Early this morning, Snoopy spent her last moments with us and on this earth.  Worsening seizures and other complications of a dog whose life would be measured at almost 100 human years brought her to that point of no return.  She left us with her same spirit of sweetness.

The news of her passing was not shared with everyone.

Nancy now turned to Landrye.  “The black balloon stands for our sadness.  The white balloon reminds us of the gladness we feel when we think of God’s care for all creatures great and small.  Now, when we think of Snoopy, we see her released from the pain that her many years brought her.  In our hearts, she’s a puppy again.”

As the balloons left their hands and floated skyward, granddaughter and grandmother felt their sadness and their gladness weave together into a memory.  Landrye understood.  A friend had been lost.

We often measure the passing of someone or some thing loved by releasing only one balloon.  The dark one.  The one of questions.  The one that drains our energy.

Today, Nancy reminded Landrye and me — and now you — of that all-important, all-healing second balloon.

When life presents sadness, God provides gladness.  And that gladness never overshadows the sadness.  Instead it twists together with the threads of difficulties and misfortune to form a fabric that stretches heavenward — our bridge to a loving and caring God.

A Moment of Christmas

We were expecting things to be different this year. Changes in the family have made us wary of almost every occasion.

So it was with no small amount of dread that I awaited the traditional opening of gifts. Certainly, I thought, things just won’t be the same. For one thing, it was coming a day late. And then there was the element of missing people. A few would not be with us. And then there was the fact that the economic downturn would be an obstacle for all that gathered.

But the magic moment of Christmas emerged.
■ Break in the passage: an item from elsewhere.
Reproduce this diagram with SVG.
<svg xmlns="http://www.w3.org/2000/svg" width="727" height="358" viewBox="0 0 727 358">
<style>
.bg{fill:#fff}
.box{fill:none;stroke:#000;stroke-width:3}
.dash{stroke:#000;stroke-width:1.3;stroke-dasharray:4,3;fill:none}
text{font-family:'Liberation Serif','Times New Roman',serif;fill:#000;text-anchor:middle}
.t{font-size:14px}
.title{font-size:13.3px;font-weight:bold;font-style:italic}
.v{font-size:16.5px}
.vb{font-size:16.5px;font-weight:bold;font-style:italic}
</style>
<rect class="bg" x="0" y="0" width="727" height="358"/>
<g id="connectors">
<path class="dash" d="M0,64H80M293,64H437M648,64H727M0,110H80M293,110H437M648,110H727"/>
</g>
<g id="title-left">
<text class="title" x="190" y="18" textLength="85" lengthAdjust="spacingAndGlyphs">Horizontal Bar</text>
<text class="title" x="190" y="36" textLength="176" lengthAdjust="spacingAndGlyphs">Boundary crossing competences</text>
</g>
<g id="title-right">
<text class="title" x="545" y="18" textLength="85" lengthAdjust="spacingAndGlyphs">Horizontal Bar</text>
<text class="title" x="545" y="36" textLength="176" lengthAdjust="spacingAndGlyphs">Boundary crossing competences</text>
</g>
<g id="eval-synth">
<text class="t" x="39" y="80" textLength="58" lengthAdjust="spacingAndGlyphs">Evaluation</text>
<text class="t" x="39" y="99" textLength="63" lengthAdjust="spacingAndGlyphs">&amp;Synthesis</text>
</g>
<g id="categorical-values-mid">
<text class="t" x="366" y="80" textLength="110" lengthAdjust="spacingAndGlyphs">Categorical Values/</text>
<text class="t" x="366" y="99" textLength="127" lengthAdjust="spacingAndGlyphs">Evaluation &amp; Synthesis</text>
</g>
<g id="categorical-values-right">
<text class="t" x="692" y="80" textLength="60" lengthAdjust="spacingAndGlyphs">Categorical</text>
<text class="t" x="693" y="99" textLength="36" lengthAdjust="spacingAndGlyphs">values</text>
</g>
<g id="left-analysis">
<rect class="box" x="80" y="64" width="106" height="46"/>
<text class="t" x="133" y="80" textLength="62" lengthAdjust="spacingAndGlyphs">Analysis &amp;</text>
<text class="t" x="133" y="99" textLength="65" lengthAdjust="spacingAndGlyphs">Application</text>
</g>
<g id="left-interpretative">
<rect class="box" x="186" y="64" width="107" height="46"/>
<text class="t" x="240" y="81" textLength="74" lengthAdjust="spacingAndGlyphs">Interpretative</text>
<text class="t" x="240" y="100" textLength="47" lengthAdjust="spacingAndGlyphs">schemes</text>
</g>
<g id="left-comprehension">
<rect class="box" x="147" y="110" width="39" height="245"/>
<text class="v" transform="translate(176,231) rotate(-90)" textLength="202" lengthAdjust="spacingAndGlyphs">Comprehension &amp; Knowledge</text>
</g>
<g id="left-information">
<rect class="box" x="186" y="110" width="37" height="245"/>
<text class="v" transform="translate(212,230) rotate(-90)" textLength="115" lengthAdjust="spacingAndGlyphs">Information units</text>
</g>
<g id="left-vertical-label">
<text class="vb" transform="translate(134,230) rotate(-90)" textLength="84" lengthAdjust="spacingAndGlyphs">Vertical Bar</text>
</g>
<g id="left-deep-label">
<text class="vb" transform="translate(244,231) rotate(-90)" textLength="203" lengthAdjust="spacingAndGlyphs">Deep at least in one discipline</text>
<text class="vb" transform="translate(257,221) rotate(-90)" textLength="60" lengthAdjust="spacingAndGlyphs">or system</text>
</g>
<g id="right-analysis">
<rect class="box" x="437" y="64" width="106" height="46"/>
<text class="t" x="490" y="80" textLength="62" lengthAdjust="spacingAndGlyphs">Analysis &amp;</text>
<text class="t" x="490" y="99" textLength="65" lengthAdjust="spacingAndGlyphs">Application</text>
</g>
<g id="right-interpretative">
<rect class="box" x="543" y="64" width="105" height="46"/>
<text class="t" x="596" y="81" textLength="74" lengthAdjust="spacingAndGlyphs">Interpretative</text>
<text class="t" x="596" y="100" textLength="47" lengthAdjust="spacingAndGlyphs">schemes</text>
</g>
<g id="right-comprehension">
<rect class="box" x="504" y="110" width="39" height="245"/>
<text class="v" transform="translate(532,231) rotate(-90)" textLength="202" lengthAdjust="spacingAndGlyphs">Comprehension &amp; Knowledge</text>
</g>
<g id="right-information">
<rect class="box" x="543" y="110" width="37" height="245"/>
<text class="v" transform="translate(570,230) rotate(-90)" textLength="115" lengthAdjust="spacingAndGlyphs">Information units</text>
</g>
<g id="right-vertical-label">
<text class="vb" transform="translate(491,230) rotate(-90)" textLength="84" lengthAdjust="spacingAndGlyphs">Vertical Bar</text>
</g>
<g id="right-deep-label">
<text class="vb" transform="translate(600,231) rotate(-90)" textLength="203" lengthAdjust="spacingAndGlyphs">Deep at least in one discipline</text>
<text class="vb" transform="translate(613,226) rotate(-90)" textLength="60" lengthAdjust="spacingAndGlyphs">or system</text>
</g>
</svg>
The gifts, some modest and some more extravagant, were a side note to the beautiful thoughts and love poured into their selection. After this long-awaited festival of sharing, I chided myself on my earlier anxiety. After all, wasn’t the greatest present in the world delivered in a small family gathering in a stable during tough economic times and horrific political and social stress?
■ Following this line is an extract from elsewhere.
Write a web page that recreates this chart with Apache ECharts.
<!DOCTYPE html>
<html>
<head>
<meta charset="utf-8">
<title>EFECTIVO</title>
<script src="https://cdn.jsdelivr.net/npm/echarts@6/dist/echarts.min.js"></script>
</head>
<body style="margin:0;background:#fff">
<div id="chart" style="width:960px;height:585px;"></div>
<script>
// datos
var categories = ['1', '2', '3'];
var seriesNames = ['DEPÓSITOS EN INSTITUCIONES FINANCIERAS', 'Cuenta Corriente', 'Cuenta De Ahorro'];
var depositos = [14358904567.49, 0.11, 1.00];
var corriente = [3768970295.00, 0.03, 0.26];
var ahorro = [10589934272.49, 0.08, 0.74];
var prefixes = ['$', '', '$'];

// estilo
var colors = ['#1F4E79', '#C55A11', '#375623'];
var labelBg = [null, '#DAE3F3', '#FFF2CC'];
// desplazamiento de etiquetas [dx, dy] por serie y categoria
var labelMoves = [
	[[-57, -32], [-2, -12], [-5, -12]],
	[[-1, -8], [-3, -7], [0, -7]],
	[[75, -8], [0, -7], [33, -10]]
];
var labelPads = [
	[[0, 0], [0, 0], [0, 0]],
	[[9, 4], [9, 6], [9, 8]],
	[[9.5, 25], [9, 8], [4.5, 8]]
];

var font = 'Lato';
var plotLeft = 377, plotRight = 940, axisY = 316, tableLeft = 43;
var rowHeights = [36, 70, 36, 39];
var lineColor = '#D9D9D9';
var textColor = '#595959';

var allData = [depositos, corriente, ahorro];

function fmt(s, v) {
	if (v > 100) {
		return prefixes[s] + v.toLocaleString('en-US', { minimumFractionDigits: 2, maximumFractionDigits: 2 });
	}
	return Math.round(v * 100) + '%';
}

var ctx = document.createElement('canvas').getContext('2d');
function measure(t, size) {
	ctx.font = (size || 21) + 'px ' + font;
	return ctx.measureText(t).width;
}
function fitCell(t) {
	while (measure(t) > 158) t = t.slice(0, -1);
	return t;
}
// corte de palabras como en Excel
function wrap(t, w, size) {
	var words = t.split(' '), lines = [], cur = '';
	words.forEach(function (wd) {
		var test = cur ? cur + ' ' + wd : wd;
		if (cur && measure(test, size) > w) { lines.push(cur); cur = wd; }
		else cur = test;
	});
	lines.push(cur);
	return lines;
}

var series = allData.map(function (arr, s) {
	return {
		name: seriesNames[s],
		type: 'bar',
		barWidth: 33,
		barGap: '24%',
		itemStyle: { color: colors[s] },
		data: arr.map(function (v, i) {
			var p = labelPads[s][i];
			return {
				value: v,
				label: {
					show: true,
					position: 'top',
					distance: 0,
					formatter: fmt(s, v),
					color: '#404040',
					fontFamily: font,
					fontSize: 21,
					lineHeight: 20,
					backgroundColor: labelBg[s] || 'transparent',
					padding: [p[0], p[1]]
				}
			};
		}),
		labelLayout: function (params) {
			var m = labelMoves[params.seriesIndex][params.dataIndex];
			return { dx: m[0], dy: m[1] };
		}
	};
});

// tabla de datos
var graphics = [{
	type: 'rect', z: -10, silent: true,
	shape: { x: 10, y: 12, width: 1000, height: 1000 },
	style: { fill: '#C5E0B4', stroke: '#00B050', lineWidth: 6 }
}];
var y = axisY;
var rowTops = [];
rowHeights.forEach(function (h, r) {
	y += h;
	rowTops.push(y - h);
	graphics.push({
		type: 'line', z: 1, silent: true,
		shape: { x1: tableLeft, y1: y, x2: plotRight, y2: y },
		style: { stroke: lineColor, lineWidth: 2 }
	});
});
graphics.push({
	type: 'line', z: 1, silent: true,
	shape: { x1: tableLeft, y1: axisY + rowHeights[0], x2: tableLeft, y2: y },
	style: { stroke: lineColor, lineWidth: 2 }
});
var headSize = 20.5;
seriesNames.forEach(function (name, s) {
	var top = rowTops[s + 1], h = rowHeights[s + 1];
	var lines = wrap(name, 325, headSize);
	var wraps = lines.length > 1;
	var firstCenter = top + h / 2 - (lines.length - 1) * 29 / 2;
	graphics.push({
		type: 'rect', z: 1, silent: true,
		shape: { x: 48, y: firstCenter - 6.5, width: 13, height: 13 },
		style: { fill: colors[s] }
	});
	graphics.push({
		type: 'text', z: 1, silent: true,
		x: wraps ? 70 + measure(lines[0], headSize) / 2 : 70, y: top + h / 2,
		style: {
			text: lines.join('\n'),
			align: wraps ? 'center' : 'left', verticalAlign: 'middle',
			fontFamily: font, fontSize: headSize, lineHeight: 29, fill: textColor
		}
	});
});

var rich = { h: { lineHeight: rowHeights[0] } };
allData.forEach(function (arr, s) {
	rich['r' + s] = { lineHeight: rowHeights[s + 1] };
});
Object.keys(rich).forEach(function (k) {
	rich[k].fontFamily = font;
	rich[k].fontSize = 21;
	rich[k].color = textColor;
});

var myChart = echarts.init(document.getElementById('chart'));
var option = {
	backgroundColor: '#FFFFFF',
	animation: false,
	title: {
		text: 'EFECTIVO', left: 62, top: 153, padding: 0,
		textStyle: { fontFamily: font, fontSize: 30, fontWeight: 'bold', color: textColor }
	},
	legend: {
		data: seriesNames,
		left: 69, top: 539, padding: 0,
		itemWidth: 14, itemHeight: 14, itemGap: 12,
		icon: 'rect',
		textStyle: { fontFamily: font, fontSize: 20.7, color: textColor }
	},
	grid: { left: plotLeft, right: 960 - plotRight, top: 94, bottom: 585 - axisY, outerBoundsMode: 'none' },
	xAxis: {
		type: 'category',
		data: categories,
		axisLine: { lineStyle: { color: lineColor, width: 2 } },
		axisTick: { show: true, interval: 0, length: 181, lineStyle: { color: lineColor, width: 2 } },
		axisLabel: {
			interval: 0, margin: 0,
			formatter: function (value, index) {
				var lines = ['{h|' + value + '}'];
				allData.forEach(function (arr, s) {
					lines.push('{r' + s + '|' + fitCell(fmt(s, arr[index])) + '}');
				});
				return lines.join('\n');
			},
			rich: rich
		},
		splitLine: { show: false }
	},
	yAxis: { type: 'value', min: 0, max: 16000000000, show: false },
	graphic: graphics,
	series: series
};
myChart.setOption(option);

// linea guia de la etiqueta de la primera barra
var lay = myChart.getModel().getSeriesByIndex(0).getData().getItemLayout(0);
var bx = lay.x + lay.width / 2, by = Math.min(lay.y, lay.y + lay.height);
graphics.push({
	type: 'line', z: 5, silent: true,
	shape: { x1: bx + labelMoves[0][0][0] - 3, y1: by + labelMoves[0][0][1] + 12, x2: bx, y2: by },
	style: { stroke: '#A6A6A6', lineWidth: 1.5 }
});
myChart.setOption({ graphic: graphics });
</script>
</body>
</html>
So, while I was still thinking that perhaps Christmas would be unrecognizable this year, I received the greatest present of them all. The moment of Christmas began to sink in.

“Emmanuel” does mean “God with us.” And He is.

Taking Care of Business

Twice this last weekend, I selected a seat in Cullen Auditorium that would give me the greatest vantage point for watching our church children’s musical. For most of the last twenty years, talented, dedicated adults have focused a good portion of their autumn lives on selecting, rehearsing and producing these extravaganzas with our little ones. I applaud them — not with the tongue-in-cheek attitude of “they should be blessed because they’ve had to deal with all those kids.” No, I applaud them because of the incredible ministry they have.

The purpose of the annual event is to allow our children to tell the story of Jesus. And they do that with passion and ability that far surpasses their few years. But another reason for the musical is for these wonderful adults to tell the story of Jesus to these kids through the everyday business of a Christmas program.

During the first matinee, I videotaped the close-up performance of my granddaughter. Sure, there was a larger story — and an official DVD being shot with a wider lens — but my focus was Landrye. I was thrilled to watch her give serious attention to the cues from the directors and to carefully do her part. She really took care of business.

But what brought me to tears, both at the performance and as I sat editing the video that night, was watching her sing, “Tell Me the Story of Jesus.” I don’t know what she may face in her life — what challenges, what opportunities, what sadness, what opportunities. But I know that her song — her request — to hear about Jesus is and will be the most important business she can ever be about.

When she sang, it was if she were singing to me. I just hope that I can take care of business. I pray that, to my dying breath, I can tell her the story of Jesus.